The department of trade & industry's PR machinery has sprung into action to defend its troubled black economic empowerment (BEE) blueprint in what could be a too-little-too-late intervention.
But there is reason to believe that the DTI's recent actions are a gambit designed to contain the voices of dissent. For a while, it looked as if the BEE framework laid out by the DTI was set to implode. Spurred by the fall of the Thabo Mbeki order, detractors of the prevailing BEE system came out in droves to demand a review of BEE policy. These included Congress of SA Trade Unions (Cosatu) general secretary Zwelinzima Vavi, who speaks of a need for a "new BEE deal".
There are stronger demands. "The codes need to be rewritten," says Gavin Hartford, a former trade unionist and executive director of The Esop Shop, which designs and manages employee share ownership plans. "If the primary objective of BEE is to empower previously disadvantaged communities, then the current framework has failed. Outside creating a lucrative market for BEE consultants, the codes do nothing for the economy," says Hartford. "They do nothing to reward activity geared to boost economic growth. Nobody gets a point for creating jobs or coming up with a new product."
Hartford's views correspond with rising calls from the Left - including Cosatu and the SA Communist Party - to transform BEE policy into one that takes job creation, industrialisation, rural development and general economic growth into consideration.
Minister of trade & industry Mandisi Mpahlwa says: "Our view is that a review is always necessary, but we do not think we are at a stage of [needing to change] the existing measures."
There is now no hope that the crucial matter of aligning the Preferential Procurement Policy Framework Act (PPPFA) to the codes will be concluded soon.
When the DTI introduced the codes on August 31 this year, it was in a sense engaging in an academic exercise, because the codes' legal standing depends on alignment to the PPPFA. Without the necessary amendment of the PPPFA, the codes stand on weak legal ground. Administered by national treasury, the PPPFA reigns supreme on the conduct of public entities because it is a section of the Public Framework Management Act, which binds all civil servants.

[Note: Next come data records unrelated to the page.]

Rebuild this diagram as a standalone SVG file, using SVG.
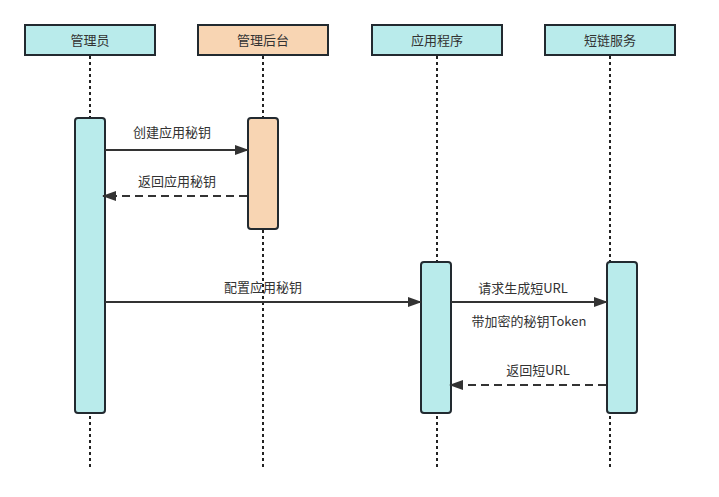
<svg xmlns="http://www.w3.org/2000/svg" width="719" height="497" viewBox="0 0 719 497">
<style>
text{font-family:"Noto Sans CJK SC","Liberation Sans",sans-serif;font-size:13px;fill:#333;text-anchor:middle}
.life{stroke:#222;stroke-width:2;stroke-dasharray:3 3;fill:none}
.hd{stroke:#222a30;stroke-width:2}
.act{stroke:#222a30;stroke-width:2}
.cy{fill:#b9ebeb}
.or{fill:#f8d5b3}
.msg{stroke:#333;stroke-width:2;fill:none}
.ret{stroke:#333;stroke-width:2;fill:none;stroke-dasharray:8 5}
</style>
<defs>
<marker id="ah" markerWidth="14" markerHeight="10" refX="13" refY="5" orient="auto" markerUnits="userSpaceOnUse">
<path d="M0,0 L14,5 L0,10 Z" fill="#333"/>
</marker>
</defs>
<rect width="719" height="497" fill="#fff"/>
<g id="lifelines">
<line class="life" x1="90" y1="56" x2="90" y2="470"/>
<line class="life" x1="263" y1="56" x2="263" y2="470"/>
<line class="life" x1="437" y1="56" x2="437" y2="470"/>
<line class="life" x1="610" y1="56" x2="610" y2="470"/>
</g>
<g id="admin">
<rect class="hd cy" x="25" y="25" width="130" height="30"/>
<text x="90" y="45">管理员</text>
<rect class="act cy" x="75" y="118" width="30" height="295" rx="3"/>
</g>
<g id="backend">
<rect class="hd or" x="198" y="25" width="130" height="30"/>
<text x="263" y="45">管理后台</text>
<rect class="act or" x="248" y="118" width="30" height="111" rx="3"/>
</g>
<g id="app">
<rect class="hd cy" x="372" y="25" width="130" height="30"/>
<text x="437" y="45">应用程序</text>
<rect class="act cy" x="421" y="262" width="30" height="151" rx="3"/>
</g>
<g id="shortlink">
<rect class="hd cy" x="545" y="25" width="130" height="30"/>
<text x="610" y="45">短链服务</text>
<rect class="act cy" x="607" y="262" width="30" height="151" rx="3"/>
</g>
<g id="connectors">
<line class="msg" x1="105" y1="150" x2="248" y2="150" marker-end="url(#ah)"/>
<text x="172" y="137">创建应用秘钥</text>
<line class="ret" x1="247" y1="196" x2="103" y2="196" marker-end="url(#ah)"/>
<text x="177" y="186">返回应用秘钥</text>
<line class="msg" x1="105" y1="302" x2="421" y2="302" marker-end="url(#ah)"/>
<text x="263" y="292">配置应用秘钥</text>
<line class="msg" x1="451" y1="302" x2="607" y2="302" marker-end="url(#ah)"/>
<text x="523" y="293">请求生成短URL</text>
<text x="529" y="326">带加密的秘钥Token</text>
<line class="ret" x1="606" y1="385" x2="450" y2="385" marker-end="url(#ah)"/>
<text x="538" y="375">返回短URL</text>
</g>
</svg>
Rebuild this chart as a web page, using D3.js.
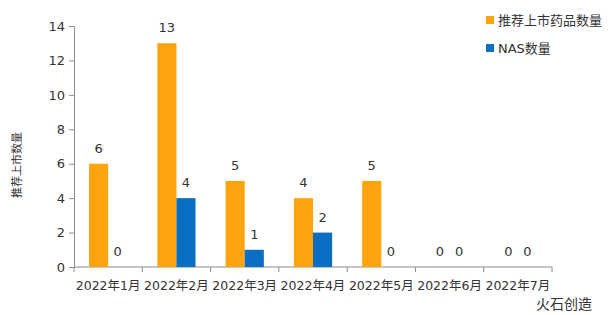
<!DOCTYPE html>
<html>
<head>
<meta charset="utf-8">
<script src="https://cdn.jsdelivr.net/npm/d3@7"></script>
<style>
  body { margin: 0; background: #fff; }
  text { font-family: "DejaVu Sans", "Noto Sans CJK SC", sans-serif; fill: #333; }
</style>
</head>
<body>
<svg id="chart" width="611" height="315"></svg>
<script>
var months = ['2022年1月', '2022年2月', '2022年3月', '2022年4月', '2022年5月', '2022年6月', '2022年7月'];
var recommended = [6, 13, 5, 4, 5, 0, 0];
var nas = [0, 4, 1, 2, 0, 0, 0];
var seriesNames = ['推荐上市药品数量', 'NAS数量'];
var seriesColors = ['#FFA30F', '#0A6FC2'];
var yTicks = [0, 2, 4, 6, 8, 10, 12, 14];

var svg = d3.select('#chart');
var plotLeft = 74, plotRight = 552, plotTop = 26, plotBottom = 267;

var x0 = d3.scaleBand().domain(months).range([plotLeft, plotRight])
  .paddingInner(0.44).paddingOuter(0.22);
var x1 = d3.scaleBand().domain([0, 1]).range([0, x0.bandwidth()]);
var y = d3.scaleLinear().domain([0, 14]).range([plotBottom, plotTop]);

// axes
var yAxis = svg.append('g')
  .attr('transform', 'translate(' + plotLeft + ',0)')
  .call(d3.axisLeft(y).tickValues(yTicks).tickSize(5).tickPadding(4));
yAxis.select('.domain').attr('stroke', '#8c8c8c');
yAxis.selectAll('.tick line').attr('stroke', '#8c8c8c');
yAxis.selectAll('.tick text').style('font-size', '13px').attr('fill', '#333');

var step = (plotRight - plotLeft) / months.length;
var xAxis = svg.append('g');
xAxis.append('line')
  .attr('x1', plotLeft).attr('x2', plotRight)
  .attr('y1', plotBottom).attr('y2', plotBottom)
  .attr('stroke', '#8c8c8c');
xAxis.selectAll('line.tk').data(d3.range(months.length + 1))
  .enter().append('line')
  .attr('class', 'tk')
  .attr('x1', function (i) { return plotLeft + i * step; })
  .attr('x2', function (i) { return plotLeft + i * step; })
  .attr('y1', plotBottom).attr('y2', plotBottom + 5)
  .attr('stroke', '#8c8c8c');
xAxis.selectAll('text').data(months)
  .enter().append('text')
  .attr('x', function (d) { return x0(d) + x0.bandwidth() / 2; })
  .attr('y', plotBottom + 23)
  .attr('text-anchor', 'middle')
  .style('font-size', '12.5px')
  .text(function (d) { return d; });

// bars
var rows = months.map(function (m, i) {
  return { month: m, values: [recommended[i], nas[i]] };
});

var groups = svg.selectAll('g.grp').data(rows)
  .enter().append('g')
  .attr('class', 'grp')
  .attr('transform', function (d) { return 'translate(' + x0(d.month) + ',0)'; });

groups.selectAll('rect').data(function (d) { return d.values; })
  .enter().append('rect')
  .attr('x', function (d, i) { return x1(i); })
  .attr('y', function (d) { return y(d); })
  .attr('width', x1.bandwidth())
  .attr('height', function (d) { return plotBottom - y(d); })
  .attr('fill', function (d, i) { return seriesColors[i]; });

groups.selectAll('text').data(function (d) { return d.values; })
  .enter().append('text')
  .attr('x', function (d, i) { return x1(i) + x1.bandwidth() / 2; })
  .attr('y', function (d) { return y(d) - 11; })
  .attr('text-anchor', 'middle')
  .style('font-size', '13px')
  .text(function (d) { return d; });

// y title
svg.append('text')
  .attr('transform', 'translate(21,165)rotate(-90)')
  .attr('text-anchor', 'middle')
  .style('font-size', '11px')
  .text('推荐上市数量');

// legend
var legend = svg.selectAll('g.leg').data(seriesNames)
  .enter().append('g')
  .attr('class', 'leg')
  .attr('transform', function (d, i) { return 'translate(486,' + (20 + i * 28) + ')'; });
legend.append('rect')
  .attr('x', 0).attr('y', -4)
  .attr('width', 8).attr('height', 8)
  .attr('fill', function (d, i) { return seriesColors[i]; });
legend.append('text')
  .attr('x', 12).attr('y', 0)
  .attr('dy', '0.35em')
  .style('font-size', '13px')
  .text(function (d) { return d; });

// watermark text
svg.append('text')
  .attr('x', 592).attr('y', 309)
  .attr('text-anchor', 'end')
  .style('font-size', '14px')
  .attr('fill', '#999')
  .text('火石创造');
</script>
</body>
</html>
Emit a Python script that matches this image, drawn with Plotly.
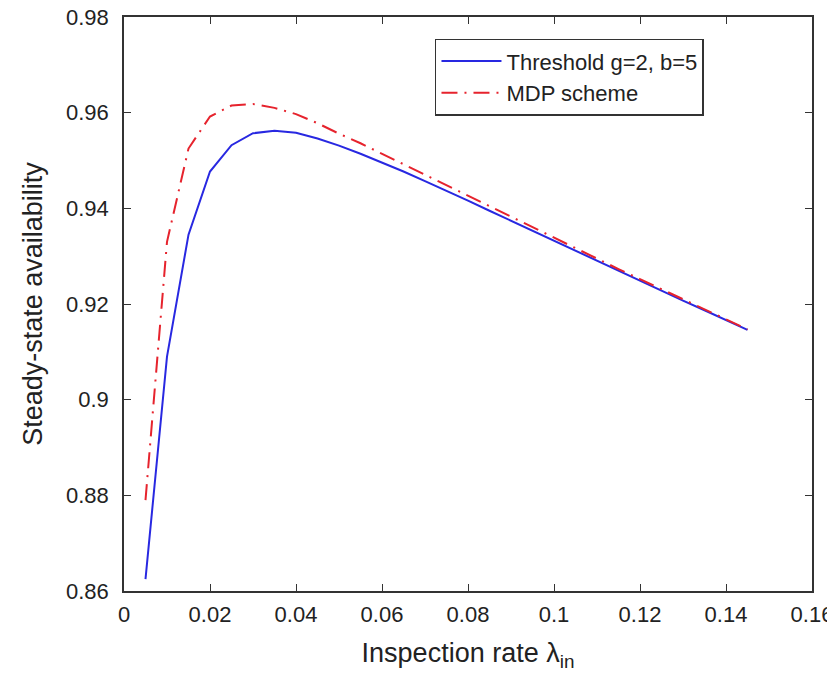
import plotly.graph_objects as go

# inspection rate values (x axis)
inspection_rate = [0.005, 0.010, 0.015, 0.020, 0.025, 0.030, 0.035, 0.040, 0.045, 0.050,
                   0.055, 0.060, 0.065, 0.070, 0.075, 0.080, 0.085, 0.090, 0.095, 0.100,
                   0.105, 0.110, 0.115, 0.120, 0.125, 0.130, 0.135, 0.140, 0.145]

# threshold policy g=2, b=5
threshold_avail = [0.8625, 0.9090, 0.9345, 0.9477, 0.9532, 0.9557, 0.9562, 0.9558, 0.9546, 0.9531,
                   0.9514, 0.9496, 0.9477, 0.9457, 0.9437, 0.9416, 0.9395, 0.9374, 0.9353, 0.9332,
                   0.9311, 0.9290, 0.9269, 0.9248, 0.9228, 0.9207, 0.9187, 0.9166, 0.9146]

# MDP scheme
mdp_avail = [0.8790, 0.9330, 0.9525, 0.9592, 0.9615, 0.9618, 0.9610, 0.9597, 0.9578, 0.9556,
             0.9536, 0.9514, 0.9492, 0.9470, 0.9448, 0.9426, 0.9404, 0.9382, 0.9360, 0.9338,
             0.9316, 0.9294, 0.9273, 0.9252, 0.9231, 0.9210, 0.9189, 0.9168, 0.9147]

x_ticks = [0, 0.02, 0.04, 0.06, 0.08, 0.1, 0.12, 0.14, 0.16]
x_labels = ['0', '0.02', '0.04', '0.06', '0.08', '0.1', '0.12', '0.14', '0.16']
y_ticks = [0.86, 0.88, 0.9, 0.92, 0.94, 0.96, 0.98]
y_labels = ['0.86', '0.88', '0.9', '0.92', '0.94', '0.96', '0.98']

font_family = "Liberation Sans, Arial, sans-serif"

fig = go.Figure()

fig.add_trace(go.Scatter(
    x=inspection_rate,
    y=threshold_avail,
    mode='lines',
    name='Threshold g=2, b=5',
    line=dict(color='rgb(40,40,225)', width=2)
))

fig.add_trace(go.Scatter(
    x=inspection_rate,
    y=mdp_avail,
    mode='lines',
    name='MDP scheme',
    line=dict(color='rgb(230,35,45)', width=2, dash='16px,7px,2px,7px')
))

axis_common = dict(
    showline=True,
    linecolor='#333333',
    linewidth=1.5,
    mirror='ticks',
    ticks='inside',
    ticklen=7,
    tickcolor='#333333',
    showgrid=False,
    zeroline=False,
    automargin=False,
    ticklabeloverflow='allow',
    tickfont=dict(size=22, color='#222222', family=font_family),
)

fig.update_xaxes(
    range=[0, 0.16],
    tickvals=x_ticks,
    ticktext=x_labels,
    ticklabelstandoff=3,
    title=dict(text='Inspection rate λ<sub>in</sub>', font=dict(size=27, color='#222222', family=font_family),
               standoff=17),
    **axis_common
)

fig.update_yaxes(
    range=[0.86, 0.98],
    tickvals=y_ticks,
    ticktext=y_labels,
    ticklabelstandoff=9,
    title=dict(text='Steady-state availability', font=dict(size=27, color='#222222', family=font_family),
               standoff=16),
    **axis_common
)

# the page body adds 8px before the figure, so margins are shifted by that much
fig.update_layout(
    width=827,
    height=668,
    margin=dict(l=116, r=23, t=9, b=85),
    plot_bgcolor='white',
    paper_bgcolor='white',
    showlegend=True,
    legend=dict(
        x=0.452,
        y=0.962,
        xanchor='left',
        yanchor='top',
        bgcolor='white',
        bordercolor='#333333',
        borderwidth=1.5,
        font=dict(size=22, color='#222222', family=font_family),
        tracegroupgap=0,
        itemwidth=60,
    ),
)

fig.write_html("out.html")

The PPPFA comes with a narrow focus to BEE: ownership. It makes black ownership plus competitive price enough to earn business in the public sector. The PPPFA uses the 80/20 principle, where 80% represents price competitiveness and 20% black ownership in the assessment of public tenders, whereas the codes were established to shift BEE from a narrow base to a broad-based BEE scale, where price and ownership become insignificant.
Treasury has been reluctant to introduce a blanket alignment of the PPPFA to the codes, arguing that dropping price competitiveness will lead to the raiding of the state's purse.